In recent weeks, the general public have seen hospitals turning away ambulances and airport terminals grinding to a halt because of confusing and murky ‘IT’ issues. The explanations for these events are increasingly unsatisfactory, if taken through the eyes of the general public.

As a charity that exists to ensure that IT is good for society, we don’t believe that it is acceptable for ‘IT failure’ to be treated as a ‘force majeure’. Technology operates and fails, often in unpredictable ways, but the discipline of engineering is all about ensuring that unpredictability is contained and dealt with in predictable ways; from the failure of a concrete strut in a bridge to an engine component on an aircraft, that failure does not result in an uncontrolled outcome.

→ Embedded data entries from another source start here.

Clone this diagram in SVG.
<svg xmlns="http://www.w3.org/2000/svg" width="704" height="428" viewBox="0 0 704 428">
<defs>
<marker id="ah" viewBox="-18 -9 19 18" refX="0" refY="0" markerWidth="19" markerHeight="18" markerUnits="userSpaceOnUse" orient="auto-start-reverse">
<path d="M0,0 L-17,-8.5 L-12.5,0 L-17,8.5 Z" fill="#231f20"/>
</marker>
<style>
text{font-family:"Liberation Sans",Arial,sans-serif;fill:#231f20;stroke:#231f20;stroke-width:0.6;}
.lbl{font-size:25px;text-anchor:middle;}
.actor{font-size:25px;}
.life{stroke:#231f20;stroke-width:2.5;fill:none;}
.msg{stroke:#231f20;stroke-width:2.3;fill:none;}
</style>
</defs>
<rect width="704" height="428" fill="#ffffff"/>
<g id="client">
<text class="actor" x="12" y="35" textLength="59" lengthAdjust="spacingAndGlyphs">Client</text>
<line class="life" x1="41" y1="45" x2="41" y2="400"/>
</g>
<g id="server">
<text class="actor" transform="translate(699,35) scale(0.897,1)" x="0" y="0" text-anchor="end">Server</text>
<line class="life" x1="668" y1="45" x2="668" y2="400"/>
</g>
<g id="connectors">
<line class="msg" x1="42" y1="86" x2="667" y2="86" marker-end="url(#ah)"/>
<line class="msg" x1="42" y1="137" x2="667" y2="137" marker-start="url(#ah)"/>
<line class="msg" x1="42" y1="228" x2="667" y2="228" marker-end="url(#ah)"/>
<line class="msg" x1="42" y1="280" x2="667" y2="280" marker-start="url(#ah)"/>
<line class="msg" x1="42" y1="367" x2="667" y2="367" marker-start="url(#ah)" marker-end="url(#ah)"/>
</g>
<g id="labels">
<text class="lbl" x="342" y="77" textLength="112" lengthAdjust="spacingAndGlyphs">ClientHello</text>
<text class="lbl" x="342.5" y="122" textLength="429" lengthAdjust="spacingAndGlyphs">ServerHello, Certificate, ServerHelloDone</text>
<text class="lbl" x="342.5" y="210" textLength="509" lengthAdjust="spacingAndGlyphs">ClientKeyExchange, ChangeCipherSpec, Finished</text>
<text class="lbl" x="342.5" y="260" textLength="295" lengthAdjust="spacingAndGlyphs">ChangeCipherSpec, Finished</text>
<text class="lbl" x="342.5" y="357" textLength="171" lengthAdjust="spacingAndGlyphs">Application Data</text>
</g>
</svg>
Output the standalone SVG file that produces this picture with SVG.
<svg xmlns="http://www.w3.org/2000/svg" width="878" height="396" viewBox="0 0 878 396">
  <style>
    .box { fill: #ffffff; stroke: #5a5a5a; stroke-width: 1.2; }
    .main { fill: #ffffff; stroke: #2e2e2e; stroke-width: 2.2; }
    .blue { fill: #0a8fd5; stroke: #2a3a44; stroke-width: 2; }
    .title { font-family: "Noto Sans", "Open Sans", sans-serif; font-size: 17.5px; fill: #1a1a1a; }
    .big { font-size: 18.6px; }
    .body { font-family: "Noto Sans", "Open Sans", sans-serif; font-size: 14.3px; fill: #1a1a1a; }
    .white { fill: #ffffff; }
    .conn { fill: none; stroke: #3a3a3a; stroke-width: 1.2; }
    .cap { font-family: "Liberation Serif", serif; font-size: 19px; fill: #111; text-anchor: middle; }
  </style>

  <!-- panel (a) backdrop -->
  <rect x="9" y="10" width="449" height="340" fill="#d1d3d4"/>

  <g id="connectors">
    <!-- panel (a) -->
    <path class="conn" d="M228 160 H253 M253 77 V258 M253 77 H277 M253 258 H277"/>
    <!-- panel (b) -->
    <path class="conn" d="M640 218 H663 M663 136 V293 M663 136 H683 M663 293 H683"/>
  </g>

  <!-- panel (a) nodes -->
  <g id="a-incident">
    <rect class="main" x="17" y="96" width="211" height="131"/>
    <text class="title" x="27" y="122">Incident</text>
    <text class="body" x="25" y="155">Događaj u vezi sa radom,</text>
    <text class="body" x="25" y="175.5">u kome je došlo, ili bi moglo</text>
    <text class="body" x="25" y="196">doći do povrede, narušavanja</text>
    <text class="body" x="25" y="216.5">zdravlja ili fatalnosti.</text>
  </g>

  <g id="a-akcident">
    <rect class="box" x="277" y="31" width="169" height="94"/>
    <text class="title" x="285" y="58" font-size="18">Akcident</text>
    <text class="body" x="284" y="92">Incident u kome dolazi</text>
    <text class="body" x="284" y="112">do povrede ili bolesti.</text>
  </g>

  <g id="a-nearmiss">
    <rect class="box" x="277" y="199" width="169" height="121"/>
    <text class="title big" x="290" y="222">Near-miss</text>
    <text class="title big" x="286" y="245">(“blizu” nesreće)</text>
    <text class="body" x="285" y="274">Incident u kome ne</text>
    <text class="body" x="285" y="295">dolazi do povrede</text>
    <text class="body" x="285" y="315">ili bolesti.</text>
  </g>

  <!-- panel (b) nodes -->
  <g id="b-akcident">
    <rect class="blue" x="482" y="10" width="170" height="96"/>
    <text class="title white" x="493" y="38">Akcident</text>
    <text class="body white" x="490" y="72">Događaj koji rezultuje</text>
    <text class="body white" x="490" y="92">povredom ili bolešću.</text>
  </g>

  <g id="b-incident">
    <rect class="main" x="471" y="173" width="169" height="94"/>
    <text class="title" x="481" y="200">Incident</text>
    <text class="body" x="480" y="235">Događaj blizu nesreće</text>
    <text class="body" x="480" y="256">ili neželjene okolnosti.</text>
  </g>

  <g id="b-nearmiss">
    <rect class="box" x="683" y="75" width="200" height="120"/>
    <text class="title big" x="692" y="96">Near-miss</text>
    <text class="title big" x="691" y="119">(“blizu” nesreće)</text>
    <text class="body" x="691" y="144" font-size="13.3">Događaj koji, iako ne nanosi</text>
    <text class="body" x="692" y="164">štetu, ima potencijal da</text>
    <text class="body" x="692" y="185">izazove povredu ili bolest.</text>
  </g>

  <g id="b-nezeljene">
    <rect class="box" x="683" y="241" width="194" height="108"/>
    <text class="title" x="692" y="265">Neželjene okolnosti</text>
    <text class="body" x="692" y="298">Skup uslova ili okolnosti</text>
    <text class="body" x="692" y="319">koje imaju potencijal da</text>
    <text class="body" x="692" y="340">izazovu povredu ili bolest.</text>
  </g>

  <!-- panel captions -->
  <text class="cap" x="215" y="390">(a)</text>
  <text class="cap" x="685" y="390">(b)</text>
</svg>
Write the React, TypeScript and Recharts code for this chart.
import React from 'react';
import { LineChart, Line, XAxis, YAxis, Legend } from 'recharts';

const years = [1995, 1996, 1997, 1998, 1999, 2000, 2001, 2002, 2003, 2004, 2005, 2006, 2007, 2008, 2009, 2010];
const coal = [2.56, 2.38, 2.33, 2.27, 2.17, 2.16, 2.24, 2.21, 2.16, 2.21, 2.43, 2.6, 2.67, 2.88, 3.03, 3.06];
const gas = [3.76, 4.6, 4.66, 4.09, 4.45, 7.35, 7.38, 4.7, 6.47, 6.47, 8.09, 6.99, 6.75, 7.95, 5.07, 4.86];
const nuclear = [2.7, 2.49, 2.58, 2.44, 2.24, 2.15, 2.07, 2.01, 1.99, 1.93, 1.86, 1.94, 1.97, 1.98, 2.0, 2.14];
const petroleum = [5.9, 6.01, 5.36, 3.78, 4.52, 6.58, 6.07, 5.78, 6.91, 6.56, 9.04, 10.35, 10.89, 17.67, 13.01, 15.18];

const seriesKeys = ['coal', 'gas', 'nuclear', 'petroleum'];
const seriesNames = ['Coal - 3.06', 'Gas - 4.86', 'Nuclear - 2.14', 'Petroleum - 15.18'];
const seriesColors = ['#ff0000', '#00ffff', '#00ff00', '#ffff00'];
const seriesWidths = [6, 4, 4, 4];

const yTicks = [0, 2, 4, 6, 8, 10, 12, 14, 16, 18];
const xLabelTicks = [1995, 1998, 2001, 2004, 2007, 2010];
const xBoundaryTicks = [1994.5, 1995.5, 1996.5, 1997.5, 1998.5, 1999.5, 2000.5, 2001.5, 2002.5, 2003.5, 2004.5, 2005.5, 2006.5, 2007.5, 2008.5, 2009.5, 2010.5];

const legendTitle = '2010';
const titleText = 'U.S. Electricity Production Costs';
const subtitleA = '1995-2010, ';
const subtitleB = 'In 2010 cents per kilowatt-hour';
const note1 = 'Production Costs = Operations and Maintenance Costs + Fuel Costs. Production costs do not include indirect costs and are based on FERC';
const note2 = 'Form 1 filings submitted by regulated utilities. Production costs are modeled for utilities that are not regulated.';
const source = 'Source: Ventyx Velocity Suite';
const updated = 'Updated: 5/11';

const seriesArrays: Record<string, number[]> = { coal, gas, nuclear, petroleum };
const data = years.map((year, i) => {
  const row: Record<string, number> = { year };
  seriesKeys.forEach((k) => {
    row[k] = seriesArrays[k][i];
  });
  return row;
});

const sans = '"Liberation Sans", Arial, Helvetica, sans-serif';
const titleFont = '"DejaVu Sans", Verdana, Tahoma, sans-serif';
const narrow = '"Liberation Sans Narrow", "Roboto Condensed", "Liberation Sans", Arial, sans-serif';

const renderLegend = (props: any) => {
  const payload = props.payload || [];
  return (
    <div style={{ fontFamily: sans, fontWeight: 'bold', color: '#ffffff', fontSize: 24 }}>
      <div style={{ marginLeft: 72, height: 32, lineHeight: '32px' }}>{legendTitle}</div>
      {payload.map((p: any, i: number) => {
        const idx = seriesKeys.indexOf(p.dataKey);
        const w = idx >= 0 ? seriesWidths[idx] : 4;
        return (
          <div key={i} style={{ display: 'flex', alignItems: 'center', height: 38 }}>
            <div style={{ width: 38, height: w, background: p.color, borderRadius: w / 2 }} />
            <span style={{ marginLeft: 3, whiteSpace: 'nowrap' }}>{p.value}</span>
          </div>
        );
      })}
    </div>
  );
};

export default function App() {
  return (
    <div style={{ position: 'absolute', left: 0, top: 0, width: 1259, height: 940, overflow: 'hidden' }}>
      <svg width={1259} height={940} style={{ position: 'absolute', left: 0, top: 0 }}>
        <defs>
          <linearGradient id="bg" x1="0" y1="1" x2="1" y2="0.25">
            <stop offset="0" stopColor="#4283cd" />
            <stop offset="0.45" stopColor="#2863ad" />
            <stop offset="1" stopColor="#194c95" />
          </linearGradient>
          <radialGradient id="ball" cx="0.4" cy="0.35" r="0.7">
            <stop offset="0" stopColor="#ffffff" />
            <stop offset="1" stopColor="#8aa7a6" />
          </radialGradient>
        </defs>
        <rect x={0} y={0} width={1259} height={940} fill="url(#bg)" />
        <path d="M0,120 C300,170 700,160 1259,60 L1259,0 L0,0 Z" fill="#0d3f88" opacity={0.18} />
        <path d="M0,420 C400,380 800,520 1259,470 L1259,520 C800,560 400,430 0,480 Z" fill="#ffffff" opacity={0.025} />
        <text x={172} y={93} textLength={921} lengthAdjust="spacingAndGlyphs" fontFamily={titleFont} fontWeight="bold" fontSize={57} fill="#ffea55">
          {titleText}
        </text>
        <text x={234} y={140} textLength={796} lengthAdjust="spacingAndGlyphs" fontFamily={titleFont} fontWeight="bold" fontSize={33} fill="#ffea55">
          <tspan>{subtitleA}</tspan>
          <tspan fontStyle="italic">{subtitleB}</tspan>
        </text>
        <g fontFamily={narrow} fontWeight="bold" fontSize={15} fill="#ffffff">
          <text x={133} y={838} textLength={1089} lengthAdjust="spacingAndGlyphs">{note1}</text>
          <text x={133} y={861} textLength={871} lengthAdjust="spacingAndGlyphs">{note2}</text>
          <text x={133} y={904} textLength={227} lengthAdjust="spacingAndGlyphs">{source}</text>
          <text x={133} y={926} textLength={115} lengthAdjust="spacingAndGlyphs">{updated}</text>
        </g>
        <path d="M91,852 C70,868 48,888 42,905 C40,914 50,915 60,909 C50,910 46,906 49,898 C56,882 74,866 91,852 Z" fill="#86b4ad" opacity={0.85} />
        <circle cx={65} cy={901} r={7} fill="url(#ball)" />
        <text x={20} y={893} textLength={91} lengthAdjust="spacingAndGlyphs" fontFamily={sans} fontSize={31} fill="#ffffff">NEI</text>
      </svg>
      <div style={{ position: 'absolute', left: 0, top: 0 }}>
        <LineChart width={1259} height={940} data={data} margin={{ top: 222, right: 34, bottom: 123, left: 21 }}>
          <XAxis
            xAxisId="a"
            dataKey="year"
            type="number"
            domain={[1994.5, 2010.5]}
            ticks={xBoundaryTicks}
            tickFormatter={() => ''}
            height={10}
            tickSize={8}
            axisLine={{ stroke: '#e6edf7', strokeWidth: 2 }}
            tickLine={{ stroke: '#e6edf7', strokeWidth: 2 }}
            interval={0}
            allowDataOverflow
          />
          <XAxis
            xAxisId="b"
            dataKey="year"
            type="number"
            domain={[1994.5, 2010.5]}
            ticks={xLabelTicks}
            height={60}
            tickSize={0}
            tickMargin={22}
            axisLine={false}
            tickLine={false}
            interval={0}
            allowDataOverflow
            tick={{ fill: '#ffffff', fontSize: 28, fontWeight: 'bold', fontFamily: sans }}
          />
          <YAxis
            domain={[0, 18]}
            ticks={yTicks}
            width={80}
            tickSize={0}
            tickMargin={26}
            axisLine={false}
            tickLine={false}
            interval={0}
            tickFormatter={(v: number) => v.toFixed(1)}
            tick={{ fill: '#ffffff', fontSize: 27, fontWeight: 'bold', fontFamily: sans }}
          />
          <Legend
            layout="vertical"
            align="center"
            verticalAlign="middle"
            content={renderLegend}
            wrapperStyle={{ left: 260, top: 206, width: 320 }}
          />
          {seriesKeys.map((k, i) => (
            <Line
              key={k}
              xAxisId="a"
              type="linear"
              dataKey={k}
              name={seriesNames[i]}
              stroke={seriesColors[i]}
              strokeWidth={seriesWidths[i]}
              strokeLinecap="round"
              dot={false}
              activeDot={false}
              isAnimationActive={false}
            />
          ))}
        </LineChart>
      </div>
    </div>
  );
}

The fallacy is to think that technology is somehow inherently unmanageable. It is not. The X factor is, as usual, entirely around people. Most failures are as a result of systems of people failing to properly manage risks around technology, failing to communicate effectively, failing to work together - and managing personal risk rather than systemic risk. An exercise in ensuring system-level integrity that supports the general public can descend into an exercise in prophylactically apportioning blame. When something goes wrong, everyone has a reason why it is someone else’s fault, properly documented.

Organisations where technology is central to their business - the global players in technology, for example - by contrast show us that they can maintain availability and discipline to a spectacular degree, and against spectacular external threats. With the will, it can be done. The ‘physics’ of software and systems is harder to pin down than for concrete or jet engines, particularly when it comes to system-wide failures, but conceptually the engineering principles apply.

What’s different is the people-context where decisions are often made. The issue comes for organisations where their business fundamentally relies upon technology, but they don’t see technology as their business. As organisations have implemented more pervasive and complex technology solutions in business, there has been a lag in both our understanding and our systemic approach to ensuring a good outcome. For some reason we’ve not processed that IT-related risks are often as serious and even more pervasive than other types of risk.

Generations of software and systems engineers pointing this out, and asserting that it can be done properly, have not resulted in the elimination of failure in the way that engineers have largely eliminated deaths in aviation or civil engineering. For example: ‘Why are complex IT projects different?’  …now more than a decade old.

Over more than a generation, we have exhausted ourselves asserting that proper engineering practice is the answer, and we’ve realised we need a different approach. The basis of our Charter, the basis of the values of our members, is that they stand for what’s right for the public. Professionalism for us does not simply mean documenting that you did everything right and someone else failed to listen - or if it does, then it is a word that has lost its meaning. For us, professionalism means taking responsibility for the impact of what we do on real people.

No single professional can accomplish such a system-wide change. It’s hard for a professional group to do so. It is also difficult when there is little or no moral hazard for the board of a company when they can say ‘IT failure’ and receive some level of sympathy.

What’s needed is a professional community that asserts its public focus and accountability, to stand with the general public and demand that this is not acceptable. The general public need to know that we are on their side, that we take responsibility for doing the right thing.

This is why we talk about ‘Making IT Good for Society’; not because it is a nice fluffy story, but because the hard task set us in the Royal Charter is to take responsibility for outcomes. We fight for the public, as a profession, not for the profession’s own interests. We need the general public to recognise this need and demand such a response.

Much of what’s going on in the digital space is evolving, and it often isn’t very clear what’s good for society, but when what’s good or bad is entirely clear and unambiguous, we need to give confidence that we can deliver. That is why we will continue to work across many sectors - such as health and care, cyber security, and across the board - for a status and level of expectation to be placed on individual IT professionals, alongside the means to meet that expectation, to really meet the needs of the public.